DOVER-FOXCROFT – Chris Melia admitted his tummy was “a little weak” as he held a cooked piece of moose tongue close to his lips Thursday during a Native American Feast put on for pupils at SeDoMoCha Middle School.

Popping the sliver of tongue into his mouth at the encouragement of others, the fifth-grader chewed and swallowed the wild game before declaring it was tasty.

“It was good!” Chris exclaimed before jumping from his seat to return to the serving table for another piece.

The feast came at the conclusion of a unit on American Indians and a few weeks before the annual Arthur L. Hitchcock Jr. wild game dinner sponsored for and by the Piscataquis Regional YMCA to help local youth.

Jim Ellis of Dover-Foxcroft, who co-chairs the Nov. 16 wild game dinner with Rocco Palumbo of Wellington, prepared, cooked and served the pupils bear teriyaki; deer meat with soy sauce; moose shish kebab; beans, bear and bacon; moose beef jerky; and the moose tongue. Also on the menu was cornbread.

When Ellis announced the menu, a few pupils made faces and they muttered a few “yucks.”

For the past six years, Ellis and Palumbo, supporters of Hooked on Fishing and Hooked on Hunting, Not Drugs and Alcohol, have solicited fish and wild game meat from hunters and guides and meat confiscated by wardens from the Department of Inland Fisheries and Wildlife for the annual wild game meal.

With enough meat donated for the supper, Ellis and his wife, teacher Janice Ellis, decided last year it would be nice to offer an American Indian meal to fifth-grade pupils as part of their studies.

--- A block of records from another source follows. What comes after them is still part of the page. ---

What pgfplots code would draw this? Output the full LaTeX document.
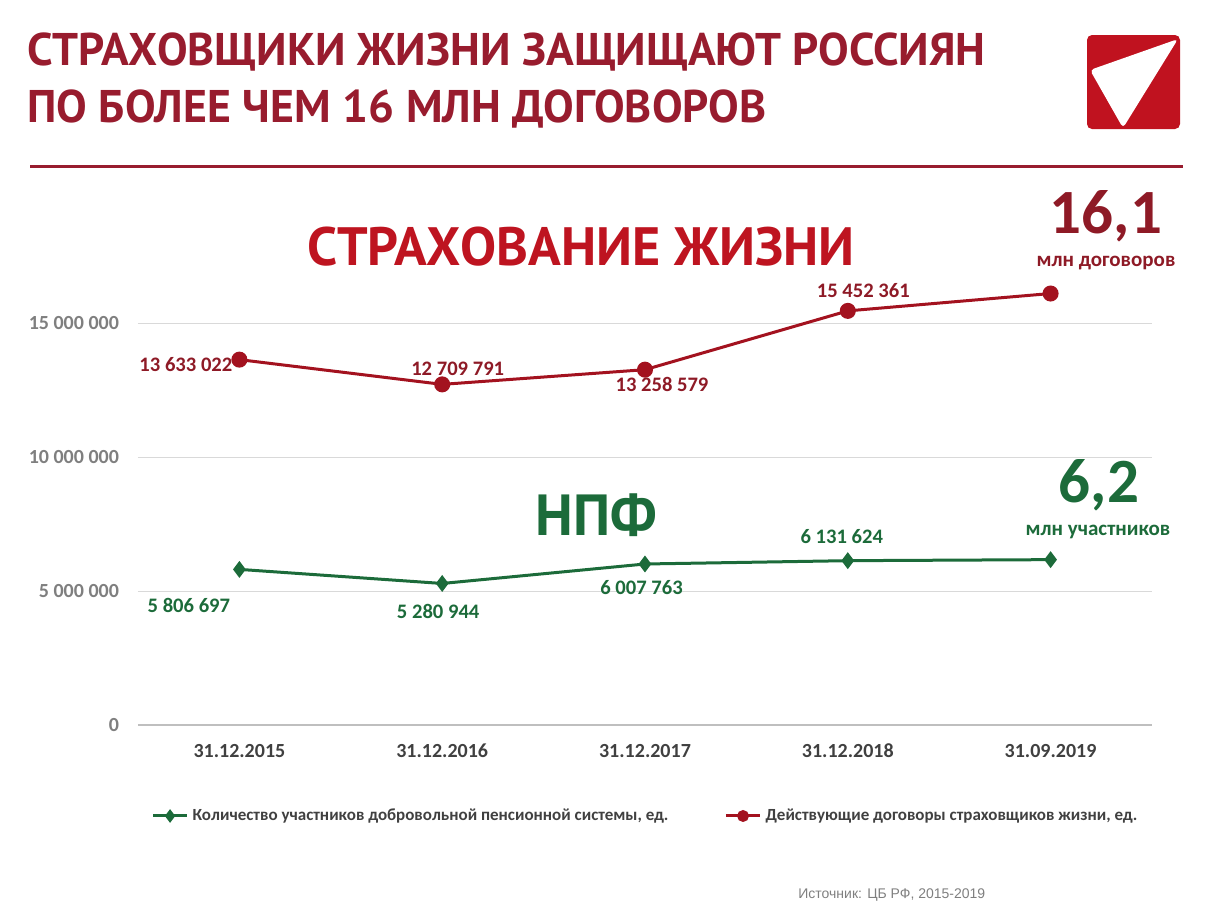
\documentclass[border=0pt]{standalone}
\usepackage{fontspec}
\setmainfont{Carlito}
\newfontfamily\ptsans{PT Sans}
\newfontfamily\arial{Liberation Sans}
\usepackage{pgfplots}
\pgfplotsset{compat=1.18}

\definecolor{titlered}{HTML}{981C2E}
\definecolor{headred}{HTML}{BE1420}
\definecolor{linered}{HTML}{A3121F}
\definecolor{labred}{HTML}{8E1A26}
\definecolor{npfgreen}{HTML}{1C6B3A}
\definecolor{tickgray}{HTML}{7F7F7F}
\definecolor{gridgray}{HTML}{D9D9D9}
\definecolor{axisgray}{HTML}{BFBFBF}
\definecolor{txtgray}{HTML}{404040}
\definecolor{logored}{HTML}{C0121F}

\begin{document}
\begin{tikzpicture}[x=0.5pt,y=-0.5pt]
% header
\node[anchor=base west,inner sep=0,text=titlered,font=\ptsans\bfseries\fontsize{22.9}{26}\selectfont]
  at (27,65) {СТРАХОВЩИКИ ЖИЗНИ ЗАЩИЩАЮТ РОССИЯН};
\node[anchor=base west,inner sep=0,text=titlered,font=\ptsans\bfseries\fontsize{22.9}{26}\selectfont]
  at (27,122) {ПО БОЛЕЕ ЧЕМ 16 МЛН ДОГОВОРОВ};
\draw[titlered,line width=1.5pt] (30,166) -- (1183,166);
% logo
\fill[logored,rounded corners=2.5pt] (1087,35) rectangle (1180,129);
\fill[white,rounded corners=2pt] (1178,39) -- (1090,70) -- (1123,128) -- cycle;

\coordinate (O) at (138,725);
\begin{axis}[
  at={(O)}, anchor=south west,
  scale only axis, width=507pt, height=234.5pt,
  xmin=-0.5, xmax=4.5, ymin=0, ymax=17500000,
  clip=false,
  axis line style={draw=none}, tick style={draw=none},
  xtick={0,1,2,3,4},
  xticklabels={31.12.2015,31.12.2016,31.12.2017,31.12.2018,31.09.2019},
  ytick={5000000,10000000,15000000},
  yticklabels={5 000 000,10 000 000,15 000 000},
  extra y ticks={0}, extra y tick labels={0},
  extra y tick style={grid style={color=axisgray,line width=0.7pt}},
  scaled y ticks=false,
  ymajorgrids, grid style={color=gridgray,line width=0.5pt},
  ticklabel style={font=\bfseries\fontsize{10}{12}\selectfont},
  yticklabel style={text=tickgray,xshift=-6pt},
  xticklabel style={text=txtgray,yshift=-6pt},
  nodes near coords,
  point meta=explicit symbolic,
  visualization depends on={value \thisrow{dx} \as \dx},
  visualization depends on={value \thisrow{dy} \as \dy},
  every node near coord/.append style={anchor=center,xshift=\dx pt,yshift=\dy pt,
    font=\bfseries\fontsize{10.3}{12}\selectfont},
  legend style={at={(rel axis cs:0.007,-0.194)},anchor=west,draw=none,fill=none,
    legend columns=2,font=\bfseries\fontsize{8.5}{10}\selectfont,text=txtgray,
    /tikz/every even column/.append style={column sep=26pt}},
  legend image post style={mark size=2.2pt},
  legend cell align=left,
]
\addplot[npfgreen,line width=1.5pt,mark=diamond*,mark size=3pt,
  every node near coord/.append style={text=npfgreen}]
  table[col sep=comma,row sep=\\,meta=lab] {
  x,y,lab,dx,dy\\
  0,5806697,5 806 697,-25.25,-18\\
  1,5280944,5 280 944,-2,-14\\
  2,6007763,6 007 763,-1.75,-12\\
  3,6131624,6 131 624,-3,12\\
  4,6170000,{},0,0\\
};
\addlegendentry{Количество участников добровольной пенсионной системы, ед.}
\addplot[linered,line width=1.5pt,mark=*,mark size=3.25pt,
  every node near coord/.append style={text=labred}]
  table[col sep=comma,row sep=\\,meta=lab] {
  x,y,lab,dx,dy\\
  0,13633022,13 633 022,-26.75,-2.5\\
  1,12709791,12 709 791,7.75,8\\
  2,13258579,13 258 579,8.5,-7.5\\
  3,15452361,15 452 361,7.75,10\\
  4,16100000,{},0,0\\
};
\addlegendentry{Действующие договоры страховщиков жизни, ед.}
\end{axis}

% annotations
\node[anchor=base west,inner sep=0,text=headred,font=\ptsans\bfseries\fontsize{27}{30}\selectfont]
  at (307,265) {СТРАХОВАНИЕ ЖИЗНИ};
\node[anchor=base west,inner sep=0,text=npfgreen,font=\ptsans\bfseries\fontsize{29}{32}\selectfont]
  at (535,535) {НПФ};
\node[anchor=base,inner sep=0,text=labred,font=\bfseries\fontsize{31.5}{34}\selectfont]
  at (1106,233) {16,1};
\node[anchor=base,inner sep=0,text=labred,font=\bfseries\fontsize{10.5}{12}\selectfont]
  at (1106,266) {млн договоров};
\node[anchor=base,inner sep=0,text=npfgreen,font=\bfseries\fontsize{31.5}{34}\selectfont]
  at (1099,502) {6,2};
\node[anchor=base,inner sep=0,text=npfgreen,font=\bfseries\fontsize{10.5}{12}\selectfont]
  at (1098,535) {млн участников};
\node[anchor=base west,inner sep=0,text=tickgray,font=\arial\fontsize{7}{8}\selectfont]
  at (798,898) {Источник: ЦБ РФ, 2015-2019};

\pgfresetboundingbox
\path (0,0) rectangle (1212,911);
\end{tikzpicture}
\end{document}
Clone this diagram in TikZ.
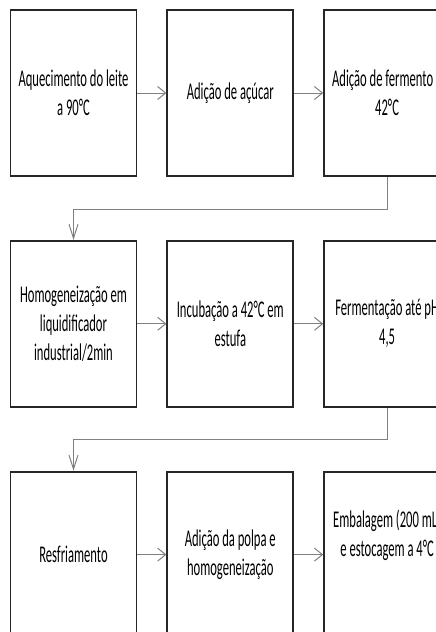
\documentclass[tikz,border=0pt]{standalone}
\usepackage{fontspec}
\setmainfont{Carlito}[FakeStretch=0.525]
\usetikzlibrary{positioning,arrows.meta}

\begin{document}
\begin{tikzpicture}[
  x=1pt, y=-1pt,
  node distance=63pt and 29pt,
  stepbox/.style={draw=black!85, line width=1.8pt, minimum width=126pt,
                  minimum height=166pt, inner sep=0pt, align=center,
                  font=\fontsize{24pt}{29pt}\selectfont},
  flow/.style={draw=black!50, line width=1pt,
               -{Straight Barb[length=8pt,width=13pt]}},
  drop/.style={flow, -{Straight Barb[length=14pt,width=9pt]}}
]
  \useasboundingbox (0,0) rectangle (436,632);
  \clip (0,0) rectangle (436,632);

  % First row
  \node[stepbox] (heat) at (73.5,93) {Aquecimento do leite\\a 90°C};
  \node[stepbox, right=of heat] (sugar) {Adição de açúcar};
  \node[stepbox, right=of sugar] (starter) {Adição de fermento a\\42°C};

  % Second row
  \node[stepbox, below=of heat] (blend) {Homogeneização em\\liquidificador\\industrial/2min};
  \node[stepbox, right=of blend] (incub) {Incubação a 42°C em\\estufa};
  \node[stepbox, right=of incub] (ferm) {Fermentação até pH\\4,5};

  % Third row
  \node[stepbox, below=of blend] (cool) {Resfriamento};
  \node[stepbox, right=of cool] (pulp) {Adição da polpa e\\homogeneização};
  \node[stepbox, right=of pulp] (pack) {Embalagem (200 mL)\\e estocagem a 4°C\\[14pt]~};

  % Connectors
  \draw[flow] (heat) -- (sugar);
  \draw[flow] (sugar) -- (starter);
  \draw[drop] (starter.south) -- ++(0,-33pt) -| (blend.north);
  \draw[flow] (blend) -- (incub);
  \draw[flow] (incub) -- (ferm);
  \draw[drop] (ferm.south) -- ++(0,-32pt) -| (cool.north);
  \draw[flow] (cool) -- (pulp);
  \draw[flow] (pulp) -- (pack);
\end{tikzpicture}
\end{document}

The meal was such a success among the pupils that they held it again this year.

“Indians didn’t waste anything, and they knew how to cook it,” Jim Ellis told the pupils.

That didn’t convince Lacey Harding, who declined to eat the moose tongue. “It would gross me out, ” she said as she nibbled on cornbread, the only food on her plate.

Avery Carroll, on the other hand, enjoyed all of the meat offerings. The dark-haired, dark-eyed girl said she enjoyed the teriyaki the most.

“If they don’t try it, they don’t like it,” Ellis said. For those children who don’t have hunters in their families, Ellis hopes the taste of wild game will stay with them until they are older and might enjoy hunting.

The whole effort is to get children outside where they can enjoy and partake of nature’s provisions so they avoid drugs and alcohol, Ellis said.